Remember also that, even if the defense wins objections to the PSI, the whole file goes to the Federal Bureau of Prisons (BOP). No matter the instant offense, BOP designators scour the PSI's "Offense Conduct" section for mention of violence, firearms, mob or gang activity, or other security-enhancing details. Whether such allegations even bear on the instant inmate, BOP locks him/her down based on the worst picture painted by the PSI -- the Government's second crack at felony prosecution, and the street cop's last chance to include information (s)he just couldn't take to court.
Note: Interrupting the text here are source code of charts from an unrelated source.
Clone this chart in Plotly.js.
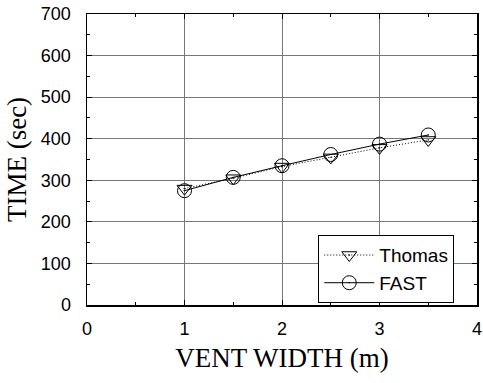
<!DOCTYPE html>
<html>
<head>
<meta charset="utf-8">
<script src="https://cdn.plot.ly/plotly-3.0.1.min.js"></script>
<style>html,body{margin:0;padding:0;background:#fff;}#chart{width:483px;height:383px;}</style>
</head>
<body>
<div id="chart"></div>
<script>
const ventWidth = [1, 1.5, 2, 2.5, 3, 3.5];
const thomasTime = [280, 305, 333, 355, 378, 397];
const fastTime = [275, 307, 335, 362, 387, 409];
const xTicks = [0, 1, 2, 3, 4];
const yTicks = [0, 100, 200, 300, 400, 500, 600, 700];

const traces = [
  {
    x: ventWidth, y: thomasTime, name: 'Thomas', type: 'scatter', mode: 'lines+markers',
    line: {color: '#000', width: 1, dash: '1px,2px'},
    marker: {symbol: 'triangle-down-open-dot', size: 13, color: '#000', line: {color: '#000', width: 1}}
  },
  {
    x: ventWidth, y: fastTime, name: 'FAST', type: 'scatter', mode: 'lines+markers',
    line: {color: '#000', width: 1},
    marker: {symbol: 'circle-open-dot', size: 14, color: '#000', line: {color: '#000', width: 1}}
  }
];

const tickFont = {family: 'Arial, "Liberation Sans", sans-serif', size: 18, color: '#000'};
const titleFont = {family: '"Times New Roman", "Liberation Serif", serif', size: 27, color: '#000'};

const axisCommon = {
  showline: true, linecolor: '#000', linewidth: 1.5, mirror: 'allticks',
  ticks: 'inside', ticklen: 5, tickcolor: '#000',
  showgrid: true, gridcolor: '#777', gridwidth: 1, zeroline: false,
  tickfont: tickFont
};

const layout = {
  width: 483, height: 383,
  margin: {l: 87, r: 6, t: 14, b: 78},
  paper_bgcolor: '#fff', plot_bgcolor: '#fff',
  font: tickFont,
  showlegend: true,
  xaxis: Object.assign({}, axisCommon, {
    range: [0, 4], tickvals: xTicks, ticktext: xTicks.map(String),
    ticklabelstandoff: 7,
    minor: {dtick: 0.5, ticks: 'inside', ticklen: 3, tickcolor: '#000', showgrid: false},
    title: {text: 'VENT WIDTH (m)', font: titleFont, standoff: 10}
  }),
  yaxis: Object.assign({}, axisCommon, {
    range: [0, 700], tickvals: yTicks, ticktext: yTicks.map(String),
    ticklabelstandoff: 11,
    minor: {dtick: 50, ticks: 'inside', ticklen: 3, tickcolor: '#000', showgrid: false},
    title: {text: 'TIME (sec)', font: titleFont, standoff: 6}
  }),
  legend: {
    x: 0.593, y: 0.24, xanchor: 'left', yanchor: 'top',
    bgcolor: '#fff', bordercolor: '#000', borderwidth: 1,
    font: {family: 'Arial, "Liberation Sans", sans-serif', size: 19, color: '#000'},
    tracegroupgap: 0, itemwidth: 50, entrywidth: 161
  }
};

Plotly.newPlot('chart', traces, layout, {staticPlot: true, displayModeBar: false});
</script>
</body>
</html>
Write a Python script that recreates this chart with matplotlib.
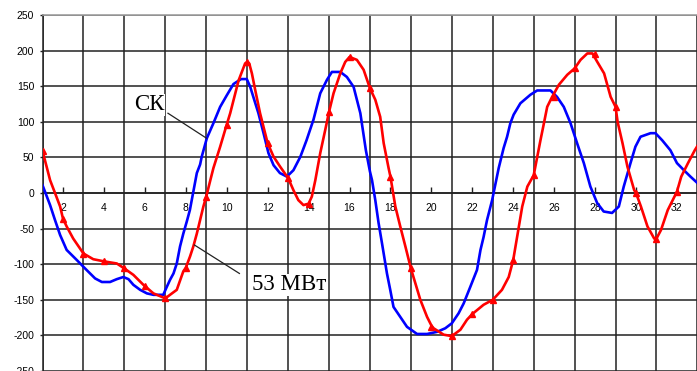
import numpy as np
import matplotlib.pyplot as plt

plt.rcParams['axes.unicode_minus'] = False

# СК curve
blue_x = [1.0, 1.37, 1.61, 1.86, 2.18, 2.67, 3.08, 3.57, 3.9, 4.3, 4.63, 4.95, 5.2, 5.44, 5.77,
          6.1, 6.42, 6.9, 7.07, 7.23, 7.4, 7.56, 7.72, 7.88, 8.05, 8.2, 8.37, 8.54, 8.7, 8.78,
          9.03, 9.35, 9.68, 10.0, 10.33, 10.7, 10.98, 11.15, 11.3, 11.55, 11.8, 12.04, 12.29,
          12.6, 12.94, 13.26, 13.6, 13.9, 14.24, 14.57, 14.9, 15.14, 15.55, 15.87, 16.2, 16.53,
          16.8, 17.0, 17.1, 17.26, 17.42, 17.59, 17.83, 17.99, 18.15, 18.48, 18.81, 19.3, 19.79,
          20.28, 20.68, 21.0, 21.33, 21.58, 21.9, 22.23, 22.4, 22.55, 22.72, 22.97, 23.04, 23.29,
          23.53, 23.7, 23.86, 24.02, 24.35, 24.84, 25.17, 25.82, 26.14, 26.47, 26.8, 27.12,
          27.45, 27.77, 28.1, 28.42, 28.83, 29.16, 29.4, 29.73, 29.97, 30.22, 30.71, 30.95,
          31.28, 31.68, 32.0, 32.34, 32.66, 33.0]
blue_y = [11, -17, -38, -59, -80, -94, -106, -120, -125, -125, -121, -118, -121, -129, -136,
          -141, -143, -143, -132, -122, -113, -99, -75, -57, -40, -24, 2, 28, 40, 51,
          77, 98, 121, 137, 153, 160, 160, 149, 135, 112, 84, 56, 39,
          28, 23, 32, 51, 74, 103, 140, 159, 170, 170, 163, 149, 112,
          60, 30, 18, -10, -42, -71, -113, -136, -160, -174, -188, -198, -198,
          -195, -190, -183, -169, -155, -132, -108, -80, -62, -38, -10, 0, 35,
          63, 79, 98, 110, 126, 138, 144, 144, 135, 121, 98, 70,
          42, 9, -14, -26, -28, -19, 9, 42, 65, 79, 84, 84,
          74, 60, 42, 32, 23, 14]

# 53 МВт curve
red_x = [1.0, 1.2, 1.37, 1.61, 1.86, 2.0, 2.18, 2.5, 3.0, 3.48, 4.0, 4.63, 5.0, 5.44, 5.93,
         6.42, 7.0, 7.23, 7.56, 7.88, 8.0, 8.21, 8.37, 8.54, 8.7, 8.86, 9.0, 9.2, 9.35, 9.68,
         10.0, 10.17, 10.33, 10.58, 10.74, 10.9, 11.0, 11.1, 11.23, 11.39, 11.63, 12.0, 12.29,
         12.61, 13.0, 13.26, 13.5, 13.75, 14.0, 14.16, 14.33, 14.57, 14.81, 15.0, 15.22, 15.55,
         15.79, 16.0, 16.36, 16.69, 17.0, 17.26, 17.5, 17.67, 17.91, 18.0, 18.24, 18.48, 18.73,
         19.0, 19.22, 19.46, 19.79, 20.0, 20.11, 20.6, 21.0, 21.42, 21.74, 22.0, 22.55, 23.0,
         23.45, 23.78, 24.0, 24.2, 24.44, 24.69, 25.0, 25.33, 25.5, 25.66, 25.9, 26.0, 26.23,
         26.64, 27.0, 27.29, 27.62, 27.87, 28.11, 28.44, 28.76, 29.0, 29.1, 29.34, 29.58,
         29.91, 30.0, 30.24, 30.56, 30.89, 31.0, 31.22, 31.55, 31.88, 32.0, 32.21, 32.54,
         32.87, 33.0]
red_y = [59, 37, 18, 0, -19, -36, -47, -64, -85, -93, -96, -99, -106, -115, -129,
         -141, -148, -143, -136, -110, -105, -89, -75, -57, -38, -19, -5, 18, 35, 65,
         96, 112, 130, 158, 170, 182, 184, 182, 168, 145, 112, 70, 51,
         37, 21, 4, -10, -17, -15, -5, 18, 56, 88, 114, 140, 168,
         184, 191, 187, 173, 147, 131, 107, 70, 35, 23, -19, -47, -75,
         -106, -127, -150, -174, -186, -190, -199, -201, -192, -178, -170, -157, -150,
         -136, -118, -94, -60, -19, 9, 25, 74, 98, 121, 135, 140, 152,
         166, 175, 187, 196, 196, 184, 168, 135, 121, 100, 70, 37,
         4, 0, -19, -47, -64, -64, -52, -24, -5, 2, 23, 42,
         60, 66]

# triangle markers at each integer step
mark_x = list(range(1, 33))
mark_y = [59, -36, -85, -96, -106, -131, -148, -105, -5, 96, 184, 70, 21, -15, 114, 191,
          147, 23, -106, -188, -201, -170, -150, -94, 25, 135, 175, 195, 121, 0, -64, 2]

fig = plt.figure(figsize=(6.97, 3.71), dpi=100)
ax = fig.add_axes([0.061, 0.0, 0.9396, 0.9596])

ax.set_xlim(1, 33)
ax.set_ylim(-250, 250)

# grid: vertical at odd steps, horizontal every 50
ax.set_xticks(np.arange(2, 33, 2))
ax.set_xticks(np.arange(1, 34, 2), minor=True)
ax.set_yticks(np.arange(-250, 251, 50))
ax.grid(which='minor', axis='x', color='#222222', lw=1.1)
ax.grid(which='major', axis='y', color='#222222', lw=1.1)
ax.set_axisbelow(True)

ax.spines['bottom'].set_position(('data', 0))
ax.spines['bottom'].set_color('#222222')
ax.spines['bottom'].set_linewidth(1.1)
ax.spines['left'].set_color('#222222')
ax.spines['left'].set_linewidth(1.1)
ax.spines['top'].set_color('#a0a0a0')
ax.spines['top'].set_linewidth(1.2)
ax.spines['right'].set_visible(False)

ax.tick_params(axis='x', which='major', direction='in', length=4, width=1, color='#222222',
               pad=7, labelsize=7.5)
ax.tick_params(axis='x', which='minor', length=0)
ax.tick_params(axis='y', direction='out', length=2, width=1, color='#222222',
               pad=4, labelsize=7.5)
for lbl in ax.get_xticklabels() + ax.get_yticklabels():
    lbl.set_family('Liberation Sans')

ax.plot(blue_x, blue_y, color='#0000ff', lw=1.9, zorder=3)
ax.plot(red_x, red_y, color='#ff0000', lw=1.9, zorder=4)
ax.plot(mark_x, mark_y, ls='none', marker='^', ms=4.5, color='#ff0000', zorder=5)

# annotations
ax.plot([7.13, 9.01], [112, 77], color='#222222', lw=0.9, zorder=6)
ax.plot([8.42, 10.62], [-73, -113], color='#222222', lw=0.9, zorder=6)
ax.text(6.2, 124, 'СК', family='Liberation Serif', fontsize=16.5, ha='center', va='center',
        zorder=7, bbox=dict(facecolor='white', edgecolor='none', pad=0.5))
ax.text(13.05, -129, '53 МВт', family='Liberation Serif', fontsize=16.5, ha='center',
        va='center', zorder=7, bbox=dict(facecolor='white', edgecolor='none', pad=0.5))

fig.savefig('out.png', dpi=100)
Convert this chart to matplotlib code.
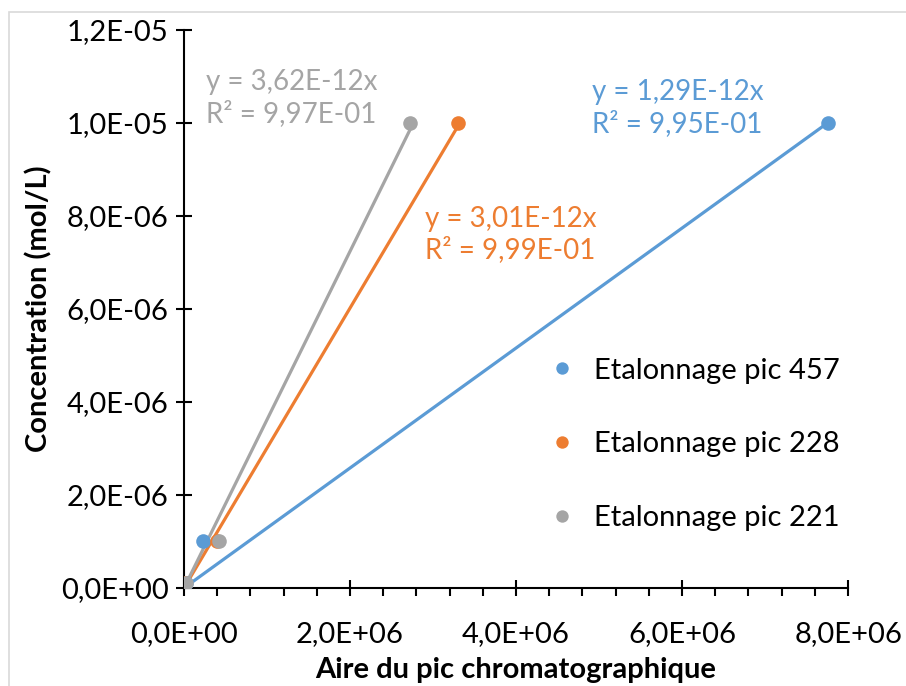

Interestingly, it is academic naivite that might here save us. While the academy and the Supreme Court banter about justice, though, my guys go to prison based not on their admitted wrong-doing, but on whatever the Government says more likely than not happened. Moreover, depending on how the Supreme Court dictates retroactivity, some of those inmates stand to serve unconstitutionally long sentences because trial counsel didn't have the ambition or wherewithal to fight the PSI, and the USSG -- or that they had the misfortune of being prosecuted too long before Blakely's progeny falls.
I stand defiantly naive that the Constitution prohibits this, and also prohibits express punishment for acquitted conduct. I also hope other practitioners share as many USSG horror stories as possible, so perhaps SOMEONE will ask about the real effects of the USSG's "real offense" sentencing.
Posted by: Jay Hurst | Sep 12, 2004 9:08:23 AM
It seems to me that unless and until we get back to the notion that the government is given its power by the people, these problems will persist. The "government" seems to believe, and enough citizens agree, that citizens accused of a crime are the enemy and need to be kept in their place by the government's authority, which BTW, is no longer bound in practice by the Constitution or Bill of Rights. Mr. Hurst's plea at the end of his comment suggests to me that he too thinks that if people are made aware of the government's handling of the people's business, they might be of a mind to once again seek justice, instead of whatever it has devolved into currently.